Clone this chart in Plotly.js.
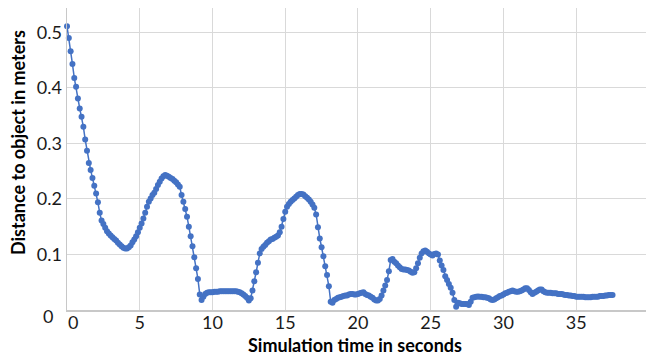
<!DOCTYPE html>
<html>
<head>
<meta charset="utf-8">
<script src="https://cdn.plot.ly/plotly-3.0.1.min.js"></script>
<style>html,body{margin:0;padding:0;background:#fff;}#chart{width:646px;height:356px;}</style>
</head>
<body>
<div id="chart"></div>
<script>
var timeSeconds = [
0,0.125,0.25,0.375,0.5,0.625,0.75,0.875,
1,1.125,1.25,1.375,1.5,1.625,1.75,1.875,
2,2.125,2.25,2.375,2.5,2.625,2.75,2.875,
3,3.125,3.25,3.375,3.5,3.625,3.75,3.875,
4,4.125,4.25,4.375,4.5,4.625,4.75,4.875,
5,5.125,5.25,5.375,5.5,5.625,5.75,5.875,
6,6.125,6.25,6.375,6.5,6.625,6.75,6.875,
7,7.125,7.25,7.375,7.5,7.625,7.75,7.875,
8,8.125,8.25,8.375,8.5,8.625,8.75,8.875,
9,9.125,9.25,9.375,9.5,9.625,9.75,9.875,
10,10.125,10.25,10.375,10.5,10.625,10.75,10.875,
11,11.125,11.25,11.375,11.5,11.625,11.75,11.875,
12,12.125,12.25,12.375,12.5,12.625,12.75,12.875,
13,13.125,13.25,13.375,13.5,13.625,13.75,13.875,
14,14.125,14.25,14.375,14.5,14.625,14.75,14.875,
15,15.125,15.25,15.375,15.5,15.625,15.75,15.875,
16,16.125,16.25,16.375,16.5,16.625,16.75,16.875,
17,17.125,17.25,17.375,17.5,17.625,17.75,17.875,
18,18.125,18.25,18.375,18.5,18.625,18.75,18.875,
19,19.125,19.25,19.375,19.5,19.625,19.75,19.875,
20,20.125,20.25,20.375,20.5,20.625,20.75,20.875,
21,21.125,21.25,21.375,21.5,21.625,21.75,21.875,
22,22.125,22.25,22.375,22.5,22.625,22.75,22.875,
23,23.125,23.25,23.375,23.5,23.625,23.75,23.875,
24,24.125,24.25,24.375,24.5,24.625,24.75,24.875,
25,25.125,25.25,25.375,25.5,25.625,25.75,25.875,
26,26.125,26.25,26.375,26.5,26.625,26.75,26.875,
27,27.125,27.25,27.375,27.5,27.625,27.75,27.875,
28,28.125,28.25,28.375,28.5,28.625,28.75,28.875,
29,29.125,29.25,29.375,29.5,29.625,29.75,29.875,
30,30.125,30.25,30.375,30.5,30.625,30.75,30.875,
31,31.125,31.25,31.375,31.5,31.625,31.75,31.875,
32,32.125,32.25,32.375,32.5,32.625,32.75,32.875,
33,33.125,33.25,33.375,33.5,33.625,33.75,33.875,
34,34.125,34.25,34.375,34.5,34.625,34.75,34.875,
35,35.125,35.25,35.375,35.5,35.625,35.75,35.875,
36,36.125,36.25,36.375,36.5,36.625,36.75,36.875,
37,37.125,37.25,37.375,37.5
];
var distanceMeters = [
0.511,0.490,0.466,0.443,0.418,0.402,0.381,0.363,
0.348,0.330,0.307,0.287,0.265,0.252,0.238,0.224,
0.210,0.194,0.175,0.161,0.155,0.148,0.142,0.138,
0.134,0.131,0.128,0.125,0.121,0.118,0.115,0.112,
0.111,0.111,0.113,0.116,0.122,0.127,0.133,0.140,
0.148,0.156,0.165,0.175,0.186,0.195,0.201,0.207,
0.211,0.218,0.225,0.231,0.237,0.241,0.243,0.242,
0.240,0.238,0.236,0.233,0.230,0.226,0.222,0.207,
0.195,0.182,0.168,0.150,0.133,0.115,0.095,0.075,
0.056,0.028,0.018,0.024,0.029,0.031,0.032,0.032,
0.032,0.033,0.033,0.033,0.034,0.034,0.034,0.034,
0.034,0.034,0.034,0.034,0.034,0.034,0.033,0.032,
0.030,0.028,0.025,0.022,0.017,0.021,0.035,0.052,
0.068,0.085,0.102,0.110,0.114,0.117,0.121,0.124,
0.127,0.128,0.130,0.132,0.134,0.140,0.150,0.164,
0.177,0.186,0.191,0.195,0.198,0.201,0.204,0.207,
0.209,0.209,0.208,0.205,0.202,0.199,0.195,0.190,
0.184,0.172,0.149,0.129,0.113,0.097,0.079,0.063,
0.043,0.015,0.013,0.018,0.020,0.022,0.023,0.024,
0.025,0.026,0.026,0.028,0.029,0.029,0.028,0.028,
0.029,0.030,0.031,0.032,0.029,0.027,0.026,0.024,
0.022,0.019,0.017,0.017,0.020,0.026,0.035,0.044,
0.054,0.070,0.090,0.092,0.087,0.084,0.080,0.077,
0.074,0.073,0.073,0.072,0.071,0.069,0.067,0.068,
0.075,0.084,0.094,0.102,0.106,0.107,0.105,0.102,
0.100,0.098,0.101,0.102,0.100,0.089,0.080,0.072,
0.061,0.054,0.047,0.040,0.031,0.018,0.006,0.013,
0.012,0.011,0.011,0.011,0.011,0.009,0.015,0.022,
0.023,0.024,0.0245,0.024,0.024,0.023,0.023,0.022,
0.021,0.019,0.018,0.019,0.021,0.023,0.025,0.026,
0.028,0.030,0.031,0.033,0.034,0.035,0.034,0.033,
0.033,0.034,0.035,0.037,0.039,0.039,0.036,0.032,
0.029,0.031,0.033,0.035,0.037,0.037,0.034,0.032,
0.031,0.031,0.031,0.030,0.030,0.030,0.029,0.029,
0.029,0.028,0.027,0.027,0.026,0.026,0.025,0.025,
0.024,0.024,0.024,0.024,0.024,0.023,0.023,0.023,
0.023,0.024,0.024,0.024,0.024,0.025,0.025,0.025,
0.026,0.026,0.027,0.027,0.027
];
var xTickVals = [5,10,15,20,25,30,35];
var xTickText = ["5","10","15","20","25","30","35"];
var yTickVals = [0.1,0.2,0.3,0.4,0.5];
var yTickText = ["0.1","0.2","0.3","0.4","0.5"];
var zeroLabel = "0";
var xTitle = "Simulation time in seconds";
var yTitle = "Distance to object in meters";

var FONT = "Lato, 'Open Sans', sans-serif";
var TICKSIZE = 18;
var TITLESIZE = 18;
var PL = 67, PW = 579, PT = 8, PH = 302;
function px(xp){ return (xp - PL) / PW; }
function py(yp){ return (PT + PH - yp) / PH; }

var trace = {
  x: timeSeconds,
  y: distanceMeters,
  type: "scatter",
  mode: "lines+markers",
  line: {color: "#4472C4", width: 1.5},
  marker: {color: "#4472C4", size: 6},
  cliponaxis: false,
  hoverinfo: "skip"
};
var layout = {
  width: 646, height: 356,
  margin: {l: PL, r: 0, t: PT, b: 356 - PT - PH, pad: 0},
  paper_bgcolor: "#ffffff",
  plot_bgcolor: "#ffffff",
  showlegend: false,
  font: {family: FONT, size: TICKSIZE, color: "#1a1a1a"},
  xaxis: {
    range: [0, 39.8],
    tickmode: "array", tickvals: xTickVals, ticktext: xTickText,
    showgrid: true, gridcolor: "#d9d9d9", gridwidth: 1,
    zeroline: false,
    showline: true, linecolor: "#c8c8c8", linewidth: 1.5,
    ticks: "", ticklabelstandoff: -4,
    tickfont: {family: FONT, size: TICKSIZE, color: "#1a1a1a"}
  },
  yaxis: {
    range: [0, 0.544],
    tickmode: "array", tickvals: yTickVals, ticktext: yTickText,
    showgrid: true, gridcolor: "#d9d9d9", gridwidth: 1,
    zeroline: false,
    showline: true, linecolor: "#c8c8c8", linewidth: 1.5,
    ticks: "",
    tickfont: {family: FONT, size: TICKSIZE, color: "#1a1a1a"}
  },
  annotations: [
    {text: zeroLabel, xref: "paper", yref: "paper", x: px(48), y: py(316),
     xanchor: "center", yanchor: "middle", showarrow: false,
     font: {family: FONT, size: TICKSIZE, color: "#1a1a1a"}},
    {text: zeroLabel, xref: "paper", yref: "paper", x: px(72.5), y: py(322),
     xanchor: "center", yanchor: "middle", showarrow: false,
     font: {family: FONT, size: TICKSIZE, color: "#1a1a1a"}},
    {text: "<b>" + xTitle + "</b>", xref: "paper", yref: "paper", x: px(354.5), y: py(344.5),
     xanchor: "center", yanchor: "middle", showarrow: false,
     font: {family: FONT, size: TITLESIZE, color: "#000"}},
    {text: "<b>" + yTitle + "</b>", xref: "paper", yref: "paper", x: px(17.5), y: py(142.5),
     xanchor: "center", yanchor: "middle", showarrow: false, textangle: -90,
     font: {family: FONT, size: TITLESIZE, color: "#000"}}
  ]
};
Plotly.newPlot("chart", [trace], layout, {displayModeBar: false, staticPlot: true});
</script>
</body>
</html>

* [WRITTEN TASK]:
Copy out every line from the data above that has "chart" in it.

* [TASK RESPONSE]:
Clone this chart in Plotly.js.
<style>html,body{margin:0;padding:0;background:#fff;}#chart{width:646px;height:356px;}</style>
<div id="chart"></div>
Plotly.newPlot("chart", [trace], layout, {displayModeBar: false, staticPlot: true});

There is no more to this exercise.